Pour son quatrième long métrage en solo, après Le déserteur, Le torrent et La petite fille qui aimait trop les allumettes (Lavoie a aussi coréalisé avec Mathieu Denis Laurentie et Ceux qui font les révolutions à moitié n’ont fait que se creuser un tombeau), le cinéaste convie cette fois le spectateur à une expérience cinématographique d’une belle âpreté, sur le plan tant narratif que visuel.

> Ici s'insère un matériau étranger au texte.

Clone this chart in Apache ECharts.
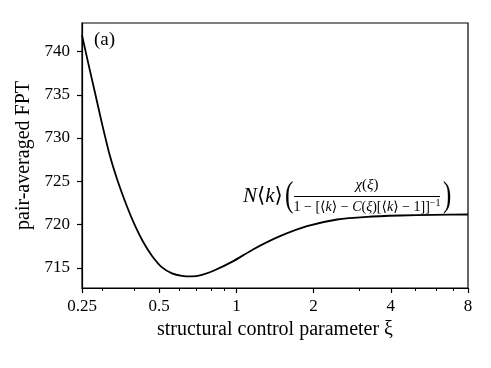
<!DOCTYPE html>
<html>
<head>
<meta charset="utf-8">
<script src="https://cdn.jsdelivr.net/npm/echarts@6/dist/echarts.min.js"></script>
<style>
  html, body { margin: 0; padding: 0; background: #fff; }
  #chart { width: 491px; height: 368px; }
</style>
</head>
<body>
<div id="chart"></div>
<script>
// values
const xi = [0.25, 0.264, 0.281, 0.299, 0.321, 0.345, 0.3745, 0.402, 0.432, 0.469, 0.513,
  0.561, 0.613, 0.671, 0.734, 0.81, 0.973, 1.161, 1.479, 1.885, 2.47, 3.23, 4.345, 5.84, 8];
const fpt = [741.9, 738.75, 735.23, 731.7, 727.97, 724.97, 722.08, 719.89, 718.04, 716.37, 715.04,
  714.35, 714.06, 714.0, 714.18, 714.62, 715.77, 717.12, 718.65, 719.81, 720.58, 720.89, 721.04, 721.12, 721.16];

const xTicks = [0.25, 0.5, 1, 2, 4, 8];
const xMinorTicks = [0.3, 0.4, 0.6, 0.7, 0.8, 0.9, 3, 5, 6, 7];
const yTicks = [715, 720, 725, 730, 735, 740];

const font = '"Liberation Serif", "DejaVu Serif", serif';
const chart = echarts.init(document.getElementById('chart'));

const option = {
  backgroundColor: '#fff',
  textStyle: { fontFamily: font, color: '#000' },
  grid: {
    left: 82, right: 23, top: 23, bottom: 80,
    show: true, borderColor: '#000', borderWidth: 1.2
  },
  xAxis: [
    {
      type: 'log',
      logBase: 2,
      min: 0.25,
      max: 8,
      name: 'structural control parameter ξ',
      nameLocation: 'middle',
      nameGap: 31,
      nameTextStyle: { fontSize: 20, fontFamily: font, color: '#000' },
      axisLine: { lineStyle: { color: '#000', width: 1.2 } },
      axisTick: { customValues: xTicks, length: 5, lineStyle: { color: '#000', width: 1.2 } },
      axisLabel: {
        customValues: xTicks, margin: 10, fontSize: 17, color: '#000', fontFamily: font,
        formatter: v => String(+v.toFixed(2))
      },
      splitLine: { show: false },
      minorTick: { show: false }
    },
    {
      // minor ticks
      type: 'log',
      logBase: 2,
      min: 0.25,
      max: 8,
      position: 'bottom',
      axisLine: { show: false },
      axisTick: { customValues: xMinorTicks, length: 3, lineStyle: { color: '#000', width: 1 } },
      axisLabel: { show: false },
      splitLine: { show: false }
    }
  ],
  yAxis: {
    type: 'value',
    min: 712.66,
    max: 743.3,
    name: 'pair-averaged FPT',
    nameLocation: 'middle',
    nameGap: 42,
    nameTextStyle: { fontSize: 20, fontFamily: font, color: '#000' },
    axisLine: { show: true, lineStyle: { color: '#000', width: 1.2 } },
    axisTick: { show: true, customValues: yTicks, length: 5, lineStyle: { color: '#000', width: 1.2 } },
    axisLabel: { customValues: yTicks, margin: 12, fontSize: 17, color: '#000', fontFamily: font },
    splitLine: { show: false }
  },
  graphic: [
    { type: 'text', x: 94, y: 40, style: { text: '(a)', font: '19px ' + font, fill: '#000', verticalAlign: 'middle' } },
    {
      type: 'text', x: 243, y: 196,
      style: {
        text: '{i|N}⟨{i|k}⟩',
        font: '21px ' + font, fill: '#000', verticalAlign: 'middle',
        rich: { i: { fontStyle: 'italic', fontSize: 21, fontFamily: font } }
      }
    },
    { type: 'text', x: 285, y: 196, scaleY: 1.45, style: { text: '(', font: '25px ' + font, fill: '#000', verticalAlign: 'middle' } },
    { type: 'text', x: 443, y: 196, scaleY: 1.45, style: { text: ')', font: '25px ' + font, fill: '#000', verticalAlign: 'middle' } },
    {
      type: 'text', x: 367, y: 185,
      style: {
        text: '{i|χ}({i|ξ})',
        font: '15px ' + font, fill: '#000', align: 'center', verticalAlign: 'middle',
        rich: { i: { fontStyle: 'italic', fontSize: 15, fontFamily: font } }
      }
    },
    { type: 'line', shape: { x1: 294, y1: 196.5, x2: 440, y2: 196.5 }, style: { stroke: '#000', lineWidth: 1 } },
    {
      type: 'text', x: 367, y: 207,
      style: {
        text: '1 − [⟨{i|k}⟩ − {i|C}({i|ξ})[⟨{i|k}⟩ − 1]]{s|−1}',
        font: '14px ' + font, fill: '#000', align: 'center', verticalAlign: 'middle',
        rich: {
          i: { fontStyle: 'italic', fontSize: 14, fontFamily: font },
          s: { fontSize: 10, fontFamily: font, padding: [0, 0, 7, 0] }
        }
      }
    }
  ],
  series: [
    {
      type: 'line',
      xAxisIndex: 0,
      data: xi.map((x, i) => [x, fpt[i]]),
      smooth: 0.25,
      symbol: 'none',
      lineStyle: { color: '#000', width: 1.8 },
      silent: true
    }
  ]
};

chart.setOption(option);
</script>
</body>
</html>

Même si les deux personnages principaux de Nulle trace, un film qu’on situe dans un « futur proche », sont très isolés et qu’ils évoluent dans un décor naturel archidépouillé (magnifiques images de Simran Dewan), le poids d’un monde en pleine mutation, en proie à des dérives autocratiques, pèse lourd dans chaque plan. On ne saura rien de leur histoire passée ni de ce qui a fait que le pays se retrouve dans cette situation apocalyptique, mais le destin a fait que ces deux êtres ayant deux conceptions différentes de l’existence humaine se croisent aujourd’hui.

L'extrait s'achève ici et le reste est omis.